_PROBLEM_: Retype all material exactly. Pictures stay out of the copy.

_DATA BLOCK_:
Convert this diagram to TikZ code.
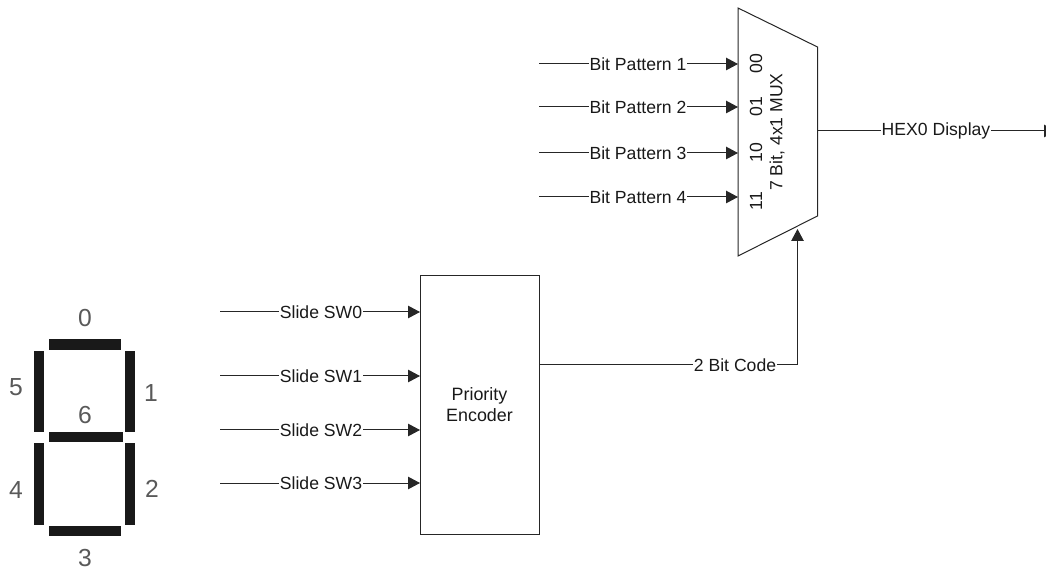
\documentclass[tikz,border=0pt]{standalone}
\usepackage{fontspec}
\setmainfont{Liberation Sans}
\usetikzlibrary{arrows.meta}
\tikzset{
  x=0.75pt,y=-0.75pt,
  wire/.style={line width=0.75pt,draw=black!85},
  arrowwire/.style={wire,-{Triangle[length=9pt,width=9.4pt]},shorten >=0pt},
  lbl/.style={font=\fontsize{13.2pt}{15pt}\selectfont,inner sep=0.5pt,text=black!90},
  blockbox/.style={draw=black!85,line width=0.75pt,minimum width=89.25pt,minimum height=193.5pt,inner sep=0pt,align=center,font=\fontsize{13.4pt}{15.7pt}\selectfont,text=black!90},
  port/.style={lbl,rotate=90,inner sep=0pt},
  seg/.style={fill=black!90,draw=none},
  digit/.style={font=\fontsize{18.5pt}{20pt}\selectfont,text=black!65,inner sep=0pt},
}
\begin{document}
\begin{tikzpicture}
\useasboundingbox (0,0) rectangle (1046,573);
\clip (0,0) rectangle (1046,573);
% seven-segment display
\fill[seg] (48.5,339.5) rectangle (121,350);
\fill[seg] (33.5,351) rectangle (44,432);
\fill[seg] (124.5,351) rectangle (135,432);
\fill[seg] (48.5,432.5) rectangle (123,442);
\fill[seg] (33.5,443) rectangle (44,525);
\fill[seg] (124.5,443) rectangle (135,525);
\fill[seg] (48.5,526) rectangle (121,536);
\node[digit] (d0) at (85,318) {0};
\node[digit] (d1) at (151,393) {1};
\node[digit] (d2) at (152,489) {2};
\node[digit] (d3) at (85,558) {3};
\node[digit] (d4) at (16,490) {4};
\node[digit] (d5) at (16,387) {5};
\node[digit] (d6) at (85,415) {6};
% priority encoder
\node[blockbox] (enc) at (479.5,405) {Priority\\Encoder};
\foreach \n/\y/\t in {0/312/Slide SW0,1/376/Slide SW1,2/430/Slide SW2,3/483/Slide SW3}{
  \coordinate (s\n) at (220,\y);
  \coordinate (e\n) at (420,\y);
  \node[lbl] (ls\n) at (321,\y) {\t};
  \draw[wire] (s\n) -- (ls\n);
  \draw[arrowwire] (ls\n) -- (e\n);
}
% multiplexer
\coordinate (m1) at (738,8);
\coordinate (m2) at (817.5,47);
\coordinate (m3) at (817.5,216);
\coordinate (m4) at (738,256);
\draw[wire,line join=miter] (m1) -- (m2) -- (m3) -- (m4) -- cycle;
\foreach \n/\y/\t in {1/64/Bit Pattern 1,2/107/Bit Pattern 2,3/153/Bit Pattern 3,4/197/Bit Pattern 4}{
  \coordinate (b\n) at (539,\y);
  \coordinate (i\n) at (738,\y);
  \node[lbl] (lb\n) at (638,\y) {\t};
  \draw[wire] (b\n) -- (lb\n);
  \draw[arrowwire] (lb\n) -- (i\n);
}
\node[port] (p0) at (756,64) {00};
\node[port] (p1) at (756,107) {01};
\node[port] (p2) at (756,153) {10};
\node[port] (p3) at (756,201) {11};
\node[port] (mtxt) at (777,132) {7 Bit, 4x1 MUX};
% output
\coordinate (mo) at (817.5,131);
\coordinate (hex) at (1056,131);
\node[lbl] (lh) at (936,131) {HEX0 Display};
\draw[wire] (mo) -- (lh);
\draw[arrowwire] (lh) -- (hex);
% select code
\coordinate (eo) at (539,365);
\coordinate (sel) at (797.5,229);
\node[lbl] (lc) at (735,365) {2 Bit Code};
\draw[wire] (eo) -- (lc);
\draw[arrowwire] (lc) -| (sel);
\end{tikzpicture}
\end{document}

_WRITTEN SOLUTION_:
Convert this diagram to TikZ code.
\documentclass[tikz,border=0pt]{standalone}
\usepackage{fontspec}
\setmainfont{Liberation Sans}
\usetikzlibrary{arrows.meta}
\tikzset{
  x=0.75pt,y=-0.75pt,
  wire/.style={line width=0.75pt,draw=black!85},
  arrowwire/.style={wire,-{Triangle[length=9pt,width=9.4pt]},shorten >=0pt},
  lbl/.style={font=\fontsize{13.2pt}{15pt}\selectfont,inner sep=0.5pt,text=black!90},
  blockbox/.style={draw=black!85,line width=0.75pt,minimum width=89.25pt,minimum height=193.5pt,inner sep=0pt,align=center,font=\fontsize{13.4pt}{15.7pt}\selectfont,text=black!90},
  port/.style={lbl,rotate=90,inner sep=0pt},
  seg/.style={fill=black!90,draw=none},
  digit/.style={font=\fontsize{18.5pt}{20pt}\selectfont,text=black!65,inner sep=0pt},
}
\begin{document}
\begin{tikzpicture}
\useasboundingbox (0,0) rectangle (1046,573);
\clip (0,0) rectangle (1046,573);
% seven-segment display
\fill[seg] (48.5,339.5) rectangle (121,350);
\fill[seg] (33.5,351) rectangle (44,432);
\fill[seg] (124.5,351) rectangle (135,432);
\fill[seg] (48.5,432.5) rectangle (123,442);
\fill[seg] (33.5,443) rectangle (44,525);
\fill[seg] (124.5,443) rectangle (135,525);
\fill[seg] (48.5,526) rectangle (121,536);
\node[digit] (d0) at (85,318) {0};
\node[digit] (d1) at (151,393) {1};
\node[digit] (d2) at (152,489) {2};
\node[digit] (d3) at (85,558) {3};
\node[digit] (d4) at (16,490) {4};
\node[digit] (d5) at (16,387) {5};
\node[digit] (d6) at (85,415) {6};
% priority encoder
\node[blockbox] (enc) at (479.5,405) {Priority\\Encoder};
\foreach \n/\y/\t in {0/312/Slide SW0,1/376/Slide SW1,2/430/Slide SW2,3/483/Slide SW3}{
  \coordinate (s\n) at (220,\y);
  \coordinate (e\n) at (420,\y);
  \node[lbl] (ls\n) at (321,\y) {\t};
  \draw[wire] (s\n) -- (ls\n);
  \draw[arrowwire] (ls\n) -- (e\n);
}
% multiplexer
\coordinate (m1) at (738,8);
\coordinate (m2) at (817.5,47);
\coordinate (m3) at (817.5,216);
\coordinate (m4) at (738,256);
\draw[wire,line join=miter] (m1) -- (m2) -- (m3) -- (m4) -- cycle;
\foreach \n/\y/\t in {1/64/Bit Pattern 1,2/107/Bit Pattern 2,3/153/Bit Pattern 3,4/197/Bit Pattern 4}{
  \coordinate (b\n) at (539,\y);
  \coordinate (i\n) at (738,\y);
  \node[lbl] (lb\n) at (638,\y) {\t};
  \draw[wire] (b\n) -- (lb\n);
  \draw[arrowwire] (lb\n) -- (i\n);
}
\node[port] (p0) at (756,64) {00};
\node[port] (p1) at (756,107) {01};
\node[port] (p2) at (756,153) {10};
\node[port] (p3) at (756,201) {11};
\node[port] (mtxt) at (777,132) {7 Bit, 4x1 MUX};
% output
\coordinate (mo) at (817.5,131);
\coordinate (hex) at (1056,131);
\node[lbl] (lh) at (936,131) {HEX0 Display};
\draw[wire] (mo) -- (lh);
\draw[arrowwire] (lh) -- (hex);
% select code
\coordinate (eo) at (539,365);
\coordinate (sel) at (797.5,229);
\node[lbl] (lc) at (735,365) {2 Bit Code};
\draw[wire] (eo) -- (lc);
\draw[arrowwire] (lc) -| (sel);
\end{tikzpicture}
\end{document}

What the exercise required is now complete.